Each line of the data that includes the string "page" is to be copied out.

--

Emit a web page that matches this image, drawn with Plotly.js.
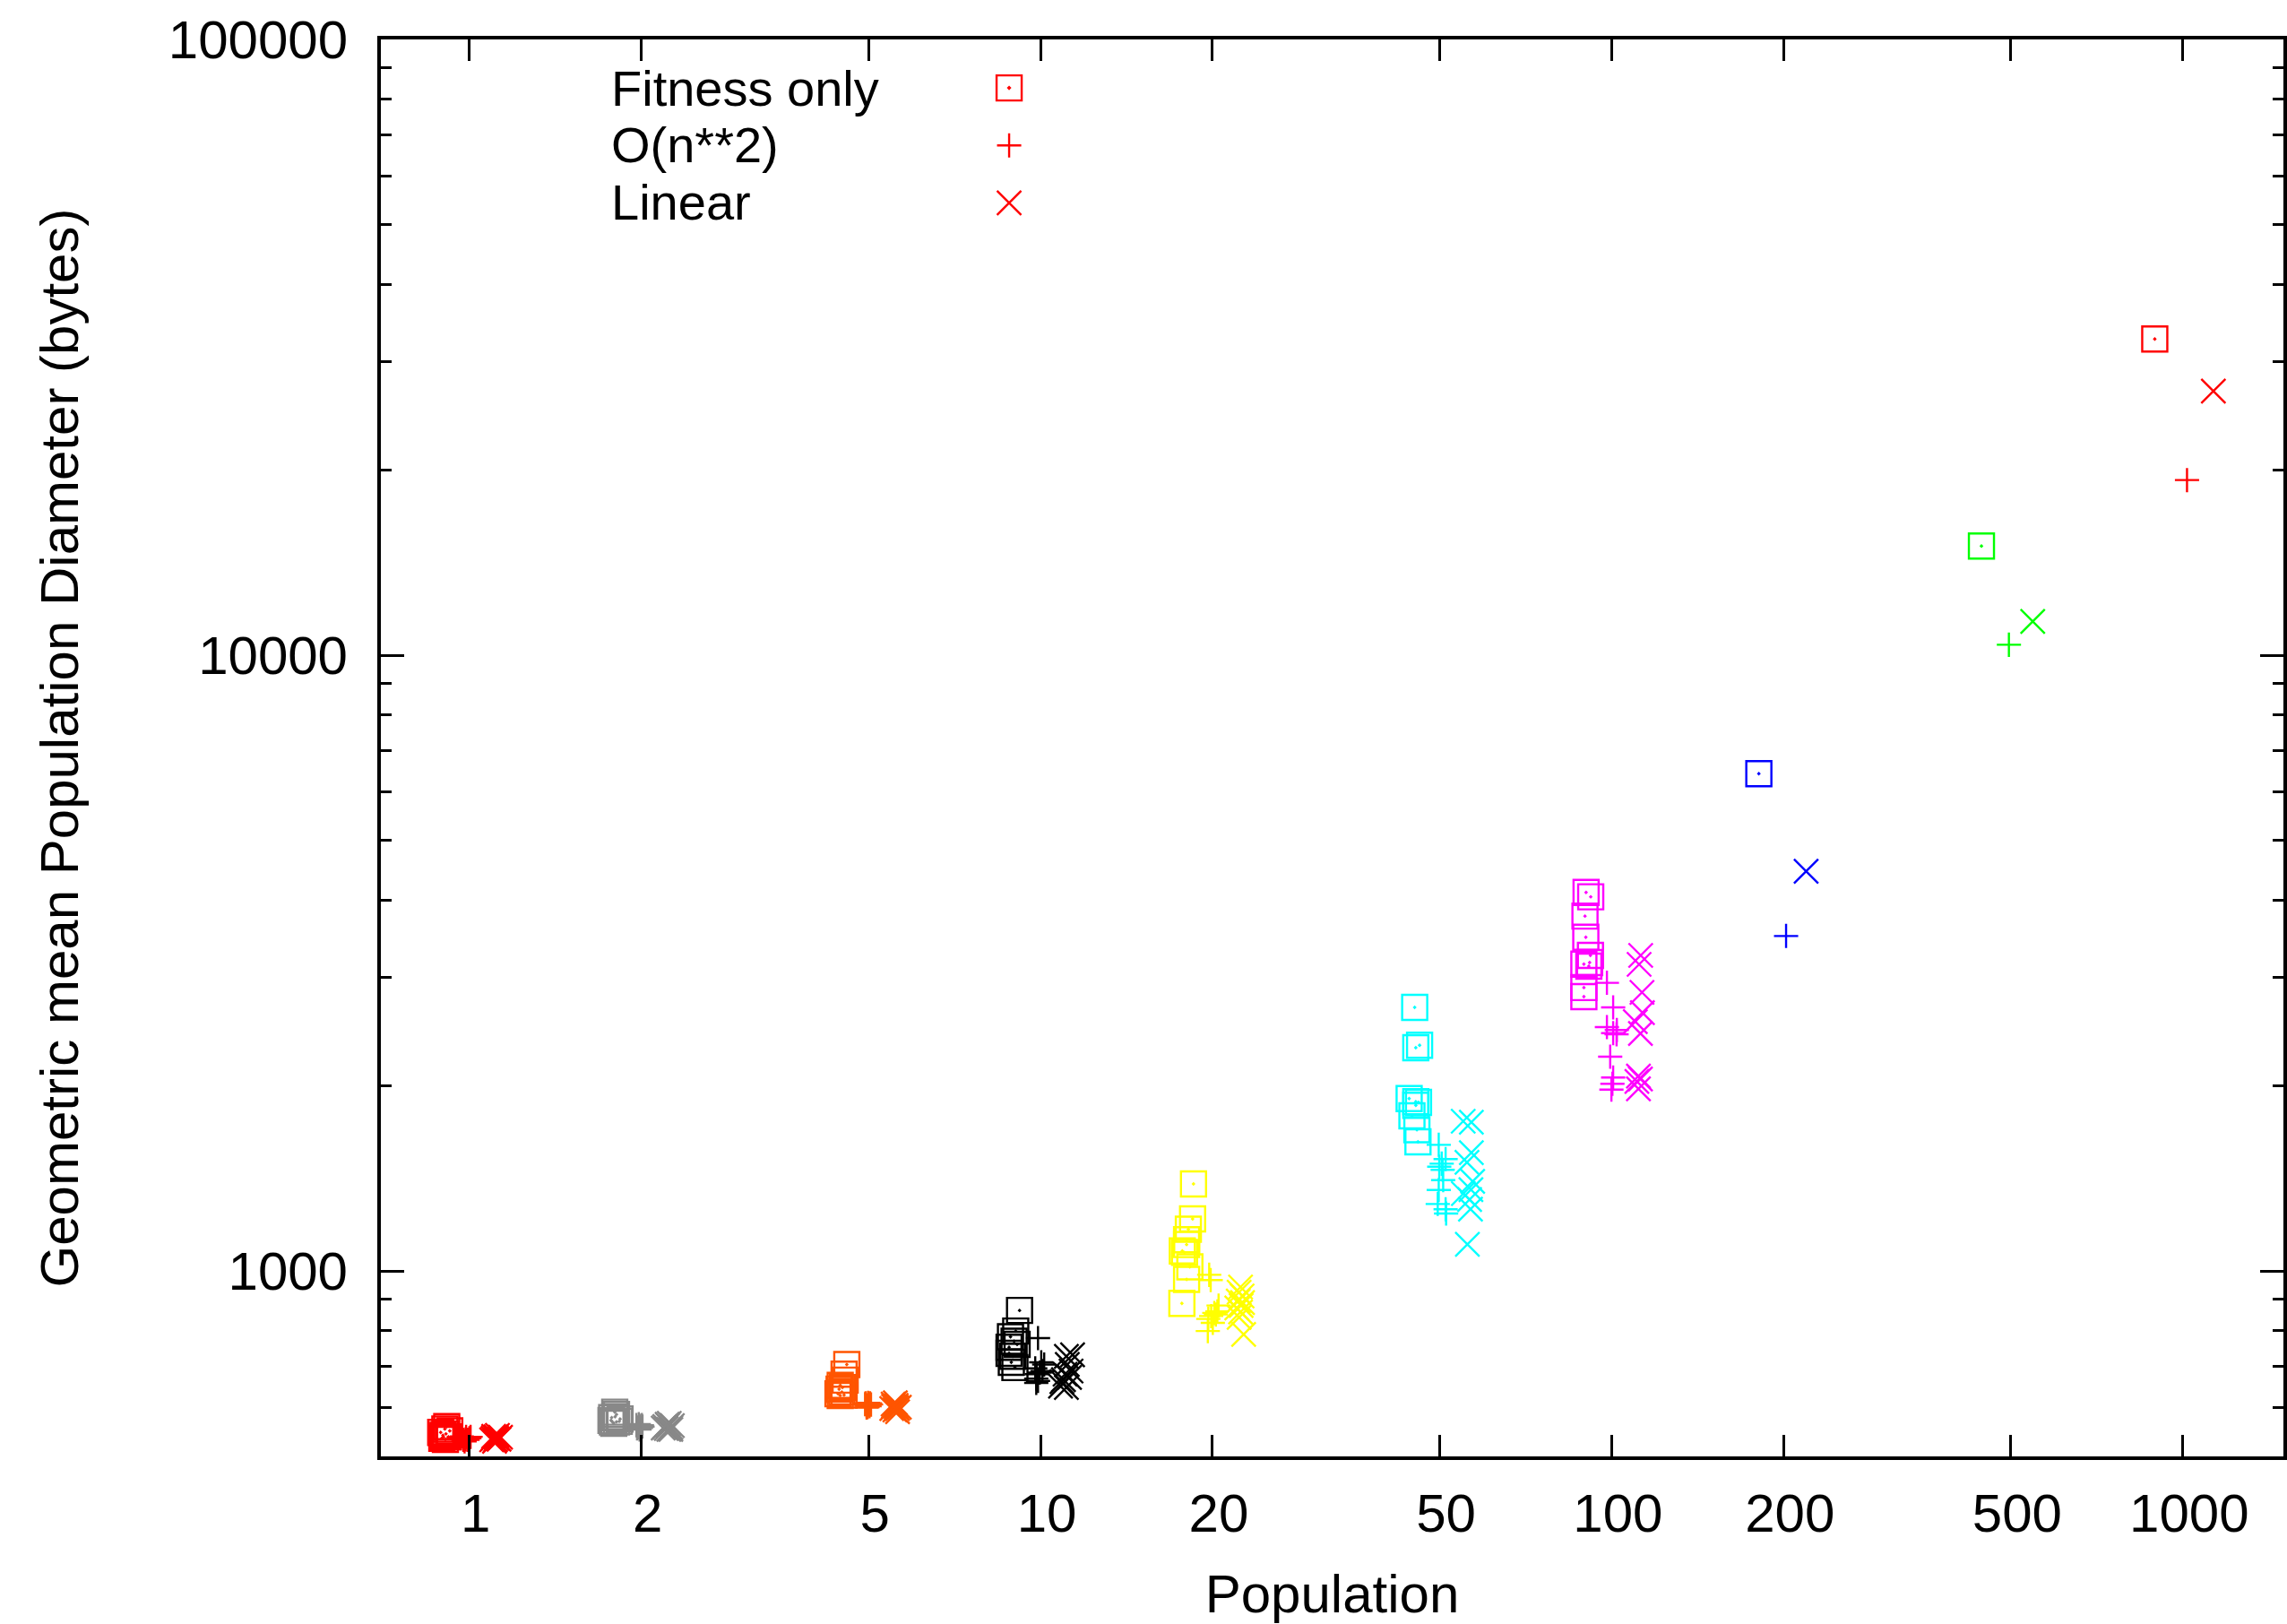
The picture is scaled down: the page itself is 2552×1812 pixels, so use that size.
<!DOCTYPE html>
<html><head><meta charset="utf-8">
<script src="https://cdn.plot.ly/plotly-3.0.1.min.js"></script>
<style>html,body{margin:0;padding:0;background:#fff;} #chart{width:2552px;height:1812px;}</style>
</head><body><div id="chart"></div>
<script>
// ---- data ----
const populations = [1, 2, 5, 10, 20, 50, 100, 200, 500, 1000];
const methodNames = ['Fitness only', 'O(n**2)', 'Linear'];

const fitnessX = [
  [0.913,0.906,0.891,0.899,0.910,0.919,0.895,0.908,0.924,0.901],
  [1.797,1.81,1.775,1.80,1.836,1.78,1.79,1.81,1.77,1.83],
  [4.58,4.53,4.55,4.46,4.50,4.44,4.49,4.42,4.53,4.46],
  [9.19,9.05,8.86,8.99,8.81,8.81,8.94,8.89,9.02,9.10],
  [18.53,18.46,18.15,18.02,18.02,17.71,17.87,18.26,18.02,17.68],
  [45.2,45.4,46.1,44.2,45.4,45.9,45.4,44.7,45.6,45.8],
  [90.2,91.9,89.8,90.1,91.8,89.4,91.5,91.2,89.4,89.4],
  [181],
  [444],
  [893]
];
const fitnessY = [
  [559,554,547,541,544,538,535,533,550,538],
  [590,585,578,580,575,569,566,569,572,570],
  [705,680,665,652,647,643,636,632,629,628],
  [863,799,782,769,752,735,727,711,697,760],
  [1385,1215,1169,1124,1104,1078,1072,1016,969,886],
  [2680,2305,2326,1906,1883,1879,1858,1787,1696,1621],
  [4120,4052,3770,3484,3255,3151,3169,3127,2886,2790],
  [6422],
  [15040],
  [32620]
];
const quadX = [
  [0.964,0.976,0.987,1.0,0.97,0.981,0.993,0.958,1.005,0.985],
  [1.961,1.974,1.986,1.998,2.01,1.98,1.966,1.99,2.005,1.986],
  [4.93,4.96,4.99,5.02,5.05,4.98,4.94,5.0,5.03,4.96],
  [9.90,10.03,10.15,9.79,9.85,9.97,9.83,9.90,9.83,10.08],
  [19.74,19.86,20.5,20.15,19.9,20.28,19.67,20.03,19.63,20.4],
  [49.8,51.2,49.9,50.6,50.7,49.8,49.6,51.2,51.3,50.4],
  [98.1,100.6,98.1,102.1,102.0,100.6,99.4,100.6,100.3,99.9],
  [202],
  [496],
  [1017]
];
const quadY = [
  [535,532,538,535,539,529,532,537,538,533],
  [562,557,561,556,559,564,555,558,562,553],
  [608,605,611,603,607,601,610,607,610,600],
  [778,711,705,695,680,684,669,663,658,688],
  [986,967,879,855,845,850,836,824,799,860],
  [1603,1520,1477,1460,1405,1354,1285,1260,1240,1494],
  [2938,2680,2489,2462,2424,2434,2229,2062,2014,1971],
  [3500],
  [10400],
  [19250]
];
const linearX = [
  [1.10,1.113,1.127,1.107,1.12,1.094,1.134,1.111,1.117,1.103],
  [2.199,2.226,2.253,2.212,2.239,2.267,2.185,2.235,2.22,2.253],
  [5.52,5.59,5.62,5.56,5.66,5.57,5.49,5.62,5.59,5.53],
  [11.1,11.38,11.14,11.31,11.04,10.97,10.84,11.1,11.24,10.9],
  [22.4,22.27,22.54,22.19,22.58,22.06,22.4,22.27,22.68,22.45],
  [54.96,56.8,56.8,55.8,57.1,55.0,56.7,56.4,56.6,55.9],
  [112.4,111.7,113.0,113.2,110.0,112.3,111.4,112.3,110.7,111.4],
  [219],
  [546],
  [1131]
];
const linearY = [
  [535,538,533,529,541,532,537,532,535,539],
  [559,562,557,555,566,561,556,553,564,553],
  [608,605,598,595,601,611,598,591,601,603],
  [727,731,705,688,680,666,650,647,672,661],
  [942,924,911,894,889,871,858,841,789,879],
  [1751,1745,1557,1502,1398,1336,1356,1307,1260,1105],
  [3255,3148,2835,2627,2541,2430,2073,2050,2032,1976],
  [4457],
  [11350],
  [26850]
];

const xTickVals = [1, 2, 5, 10, 20, 50, 100, 200, 500, 1000];
const xTickText = ['1', '2', '5', '10', '20', '50', '100', '200', '500', '1000'];
const yTickVals = [1000, 10000, 100000];
const yTickText = ['1000', '10000', '100000'];
const yMinorVals = [600, 700, 800, 900, 2000, 3000, 4000, 5000, 6000, 7000, 8000, 9000,
                    20000, 30000, 40000, 50000, 60000, 70000, 80000, 90000];

// ---- styles ----
const groupColors = ['#ff0000', '#888888', '#ff5500', '#000000', '#ffff00',
                     '#00ffff', '#ff00ff', '#0000ff', '#00ff00', '#ff0000'];
const symbols = ['square-open-dot', 'cross-thin-open', 'x-thin-open'];
const sizes = [28, 19.3, 27];
const LW = 2.4;

function colorsFor(groups) {
  const c = [];
  groups.forEach((g, i) => g.forEach(() => c.push(groupColors[i])));
  return c;
}

const seriesX = [fitnessX, quadX, linearX];
const seriesY = [fitnessY, quadY, linearY];

const traces = methodNames.map((name, k) => ({
  type: 'scatter',
  mode: 'markers',
  name: '',
  x: seriesX[k].flat(),
  y: seriesY[k].flat(),
  marker: {
    symbol: symbols[k],
    size: sizes[k],
    color: colorsFor(seriesX[k]),
    line: { width: LW }
  },
  hoverinfo: 'x+y'
}));

const FONT = 'Liberation Sans, Arial, Helvetica, sans-serif';
const FS = 60;
const KEY_FS = 56;
const legendRowsY = [0.9658, 0.9254, 0.8849];

const layout = {
  width: 2552, height: 1812,
  margin: { l: 425, r: 4, t: 44, b: 187, pad: 0 },
  paper_bgcolor: '#ffffff', plot_bgcolor: '#ffffff',
  font: { family: FONT, size: FS, color: '#000000' },
  showlegend: true,
  legend: {
    x: 0.3208, y: 0.9892, xanchor: 'left', yanchor: 'top',
    font: { size: 47, family: FONT },
    bgcolor: 'rgba(0,0,0,0)', borderwidth: 0, itemwidth: 30
  },
  xaxis: {
    type: 'log', range: [Math.log10(0.7), Math.log10(1500)],
    tickmode: 'array', tickvals: xTickVals, ticktext: xTickText,
    ticks: 'inside', ticklen: 24, tickwidth: 3, tickcolor: '#000',
    showline: true, linewidth: 4, linecolor: '#000', mirror: 'ticks',
    showgrid: false, zeroline: false,
    tickfont: { size: FS, family: FONT },
    ticklabelstandoff: 8, ticklabelshift: 7,
    title: { text: 'Population', font: { size: FS, family: FONT }, standoff: 44 }
  },
  yaxis: {
    type: 'log', range: [Math.log10(500), 5],
    tickmode: 'array', tickvals: yTickVals, ticktext: yTickText,
    ticks: 'inside', ticklen: 26, tickwidth: 3, tickcolor: '#000',
    minor: { tickmode: 'array', tickvals: yMinorVals, ticks: 'inside', ticklen: 12, tickwidth: 3, tickcolor: '#000', showgrid: false },
    showline: true, linewidth: 4, linecolor: '#000', mirror: 'ticks',
    showgrid: false, zeroline: false,
    tickfont: { size: FS, family: FONT },
    ticklabelstandoff: 21,
    title: { text: 'Geometric mean Population Diameter (bytes)', font: { size: FS, family: FONT }, standoff: 82 }
  },
  annotations: methodNames.map((n, i) => ({
    text: n, xref: 'paper', yref: 'paper', x: 0.1205, y: legendRowsY[i],
    xanchor: 'left', yanchor: 'middle', showarrow: false, borderpad: 0,
    font: { size: KEY_FS, family: FONT, color: '#000' }
  }))
};

Plotly.newPlot('chart', traces, layout, { displayModeBar: false, staticPlot: true }).then(gd => {
  // enlarge legend keys to the marker size used in the plot (legend caps marker size at 16)
  gd.querySelectorAll('.legend .traces').forEach((g, i) => {
    const p = g.querySelector('.legendpoints path.scatterpts');
    if (!p) return;
    const s = sizes[i] / Math.min(16, sizes[i]);
    const t = p.getAttribute('transform') || '';
    p.setAttribute('transform', t + ' scale(' + s + ')');
    p.style.strokeWidth = (LW / s) + 'px';
  });
});
</script>
</body></html>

--

Exercise solution:
Emit a web page that matches this image, drawn with Plotly.js.
The picture is scaled down: the page itself is 2552×1812 pixels, so use that size.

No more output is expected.